The causal chain of events supports this view. First, the conflict caused a sharp spike in oil prices, stoking fears of inflation. Second, this uncertainty led to a surge in the U.S. dollar, as investors flocked to it for safety and liquidity. A stronger dollar typically acts as a headwind for gold prices. Third, the combination of market volatility and rising commodity prices triggered forced selling across assets. Investors had to sell their winners, including gold, to cover losses and raise cash, leading to the price drop despite the geopolitical risks.
However, this short-term pressure doesn't erase the strong fundamental case for gold. JP Morgan remains bullish, maintaining a high year-end price target. This confidence is rooted in structural factors. Central banks around the world continue to be major buyers of gold, seeking to diversify their reserves away from fiat currencies. Additionally, long-term investors still value gold as a hedge against persistent inflation and geopolitical instability, providing a solid floor under the price.

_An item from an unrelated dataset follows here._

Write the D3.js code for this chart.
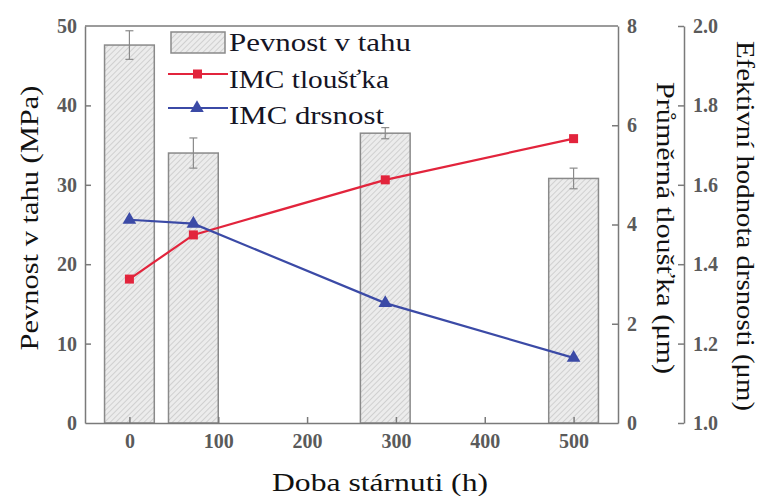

In essence, the recent sell-off appears to be a temporary, technically-driven event rather than a fundamental shift in gold's value proposition. While the 'dash for cash' dominated the immediate market reaction, the underlying reasons for holding gold—as a store of value and a long-term hedge—remain firmly in place. The key question now is how quickly the market's liquidity needs stabilize, allowing gold's safe-haven characteristics to shine through again.
- Dash for Cash: A situation in financial markets where investors collectively sell off assets to acquire cash, usually during a period of extreme uncertainty or crisis.
- Margin Call: A demand from a broker for an investor to deposit further cash or securities to bring a margin account up to the minimum maintenance margin.
- Safe Haven: An investment that is expected to retain or increase in value during times of market turbulence.